30th Athens Electricity Forum: Advancing Market Integration and Regional Cooperation
The 30th Athens Electricity Forum convened on 4–5 June 2025 in Athens, gathering high-level representatives from governments, regulatory authorities, market operators, transmission and distribution operators, industry, and associations. Chaired by the European Commission and hosted by the Energy Community Secretariat, the Forum provided a crucial platform to assess the state of electricity market integration and to debate strategies for accelerating the energy transition across the Energy Community.
In his opening remarks, Andras Hujber (DG ENER, European Commission) underlined the Forum’s longstanding role in guiding regional market integration efforts. Nikos Tsafos, Deputy Minister of Environment and Energy of Greece, welcomed participants, followed by an opening presentation by Eleni Charpantidou, Board Member at ENTSO-E, who set the scene with a focus on regional coordination as the key to market integration, operational stability, and system security.

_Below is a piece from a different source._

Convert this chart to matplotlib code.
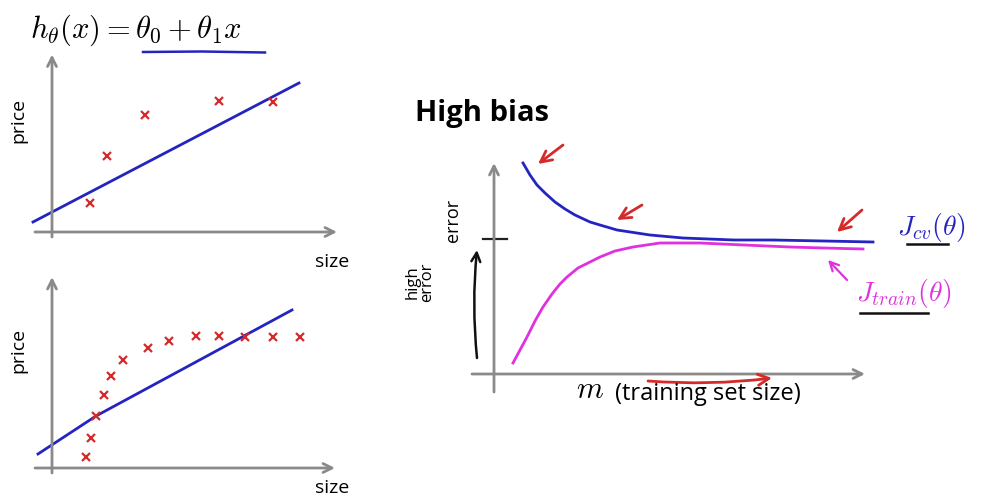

The first day featured three key debates. The opening panel revisited the Energy Community’s founding vision of market integration, reflecting on 20 years of progress and examining the status of the Electricity Integration Package implementation. The Forum emphasized the need for completing transposition of the legal framework and urged for the parallelization of legal and technical processes to avoid delays and accelerate market coupling. A subsequent session addressed the intersection of carbon pricing and electricity market design, highlighting the impending implications of the Carbon Border Adjustment Mechanism (CBAM) on the market integration efforts. Speakers discussed risks related to electricity trading, cross-border flows, and investments in renewable energy. The final panel of the day turned to consumer-centric reforms, focusing on affordability and the importance of empowering customers as active market participants in the energy transition.
Day two opened with a regulatory perspective. Fay Geitona (ACER) introduced the session, where she examined, together with ECRB President and NRA representatives, how energy regulators are responding to their expanded mandates, particularly regarding market coupling rules, network tariff methodologies, and regulatory independence. In the following panel, transmission system operators shared progress on capacity calculation regions and outlined actions to address cross-border coordination challenges. The session on market coupling examined the prospects for integrating the Energy Community Contracting Parties into the EU’s single day-ahead and intraday markets by Q1 2027. Discussions also covered the need for coordinated action to mitigate risks of significant price spreads and alignment of VAT regimes. The Forum concluded with a debate on the role of distribution system operators (DSOs) in enabling the energy transition, particularly in integrating renewables, improving grid reliability, and attracting infrastructure investment.
Beyond its substantive discussions, the Forum served as a key networking venue, fostering dialogue, trust, and cooperation among stakeholders. The Energy Community Secretariat extends its sincere thanks to all speakers, participants, and partners whose engagement made the 30th Athens Electricity Forum a success.